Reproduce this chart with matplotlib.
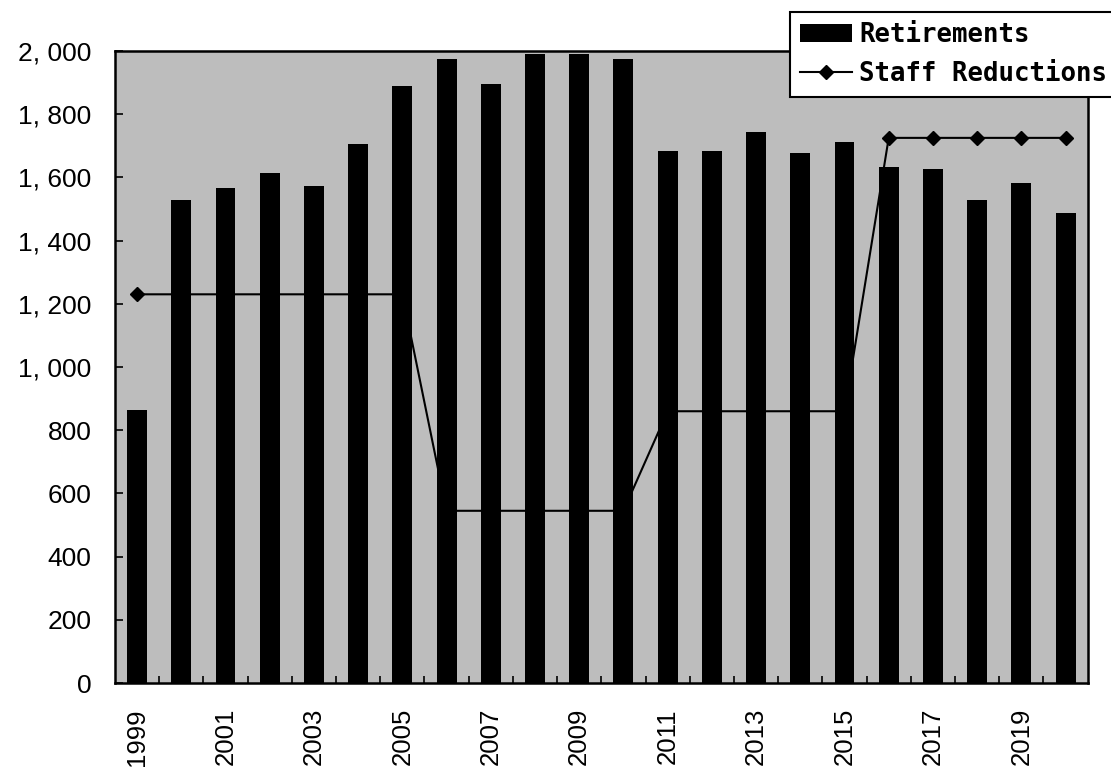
import numpy as np
import matplotlib
matplotlib.use("Agg")
from matplotlib import pyplot as plt
from matplotlib.ticker import FuncFormatter

years = list(range(1999, 2021))
retirements = [865, 1528, 1566, 1614, 1573, 1706, 1889, 1975, 1896, 1991, 1991,
               1975, 1684, 1684, 1744, 1677, 1712, 1633, 1627, 1528, 1582, 1487]
staff_reductions = [1230, 1230, 1230, 1230, 1230, 1230, 1230,
                    545, 545, 545, 545, 545,
                    860, 860, 860, 860, 860,
                    1725, 1725, 1725, 1725, 1725]

plt.rcParams['font.family'] = ['Liberation Sans', 'DejaVu Sans']

fig = plt.figure(figsize=(11.11, 7.71), dpi=100)
ax = fig.add_axes([0.1035, 0.1141, 0.8755, 0.8198])
ax.set_facecolor('#bdbdbd')

x = np.arange(len(years))
# line sits behind the bars, as in the original
line, = ax.plot(x, staff_reductions, color='black', linewidth=1.5,
                marker='D', markersize=7, zorder=2, label='Staff Reductions')
bars = ax.bar(x, retirements, width=0.45, color='black', zorder=3,
              label='Retirements')

ax.set_xlim(-0.5, len(years) - 0.5)
ax.set_ylim(0, 2000)
ax.set_yticks(np.arange(0, 2001, 200))
# the scanned original shows a wide gap after the thousands comma
ax.yaxis.set_major_formatter(FuncFormatter(lambda v, p: f"{int(v):,}".replace(',', ', ')))
ax.tick_params(axis='y', direction='in', length=6, width=1.2, pad=17,
               labelsize=19)

ax.set_xticks(x[::2])
ax.set_xticklabels([str(y) for y in years[::2]], rotation=90, fontsize=18.5)
ax.tick_params(axis='x', which='major', length=0, pad=18)
ax.set_xticks(x[:-1] + 0.5, minor=True)
ax.tick_params(axis='x', which='minor', direction='in', length=5, width=1.2)

for s in ax.spines.values():
    s.set_linewidth(1.8)

leg = fig.legend([bars, line], ['Retirements', 'Staff Reductions'],
                 loc='upper left', bbox_to_anchor=(790 / 1111, 1 - 12 / 771),
                 prop={'family': 'DejaVu Sans Mono', 'weight': 'bold', 'size': 18.5},
                 fancybox=False, framealpha=1, edgecolor='black',
                 handlelength=2.0, handletextpad=0.3, labelspacing=0.5,
                 borderpad=0.4, borderaxespad=0)
leg.get_frame().set_linewidth(1.5)

fig.savefig('out.png', dpi=100)
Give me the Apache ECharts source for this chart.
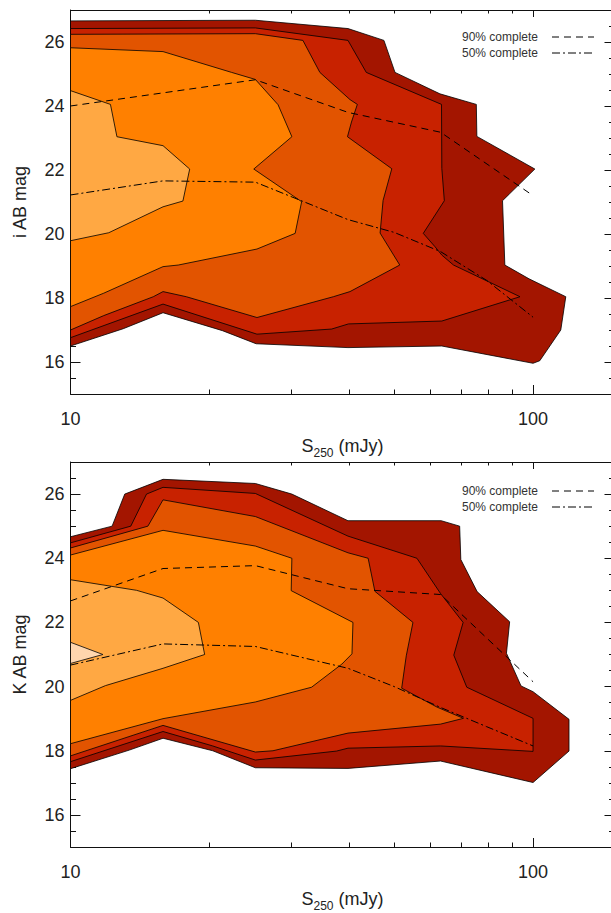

——————

**What you should do:** Which lines in the data above contain "this"? Show each one.

**Full output:**
Reproduce this chart with matplotlib.
Give me the Apache ECharts source for this chart.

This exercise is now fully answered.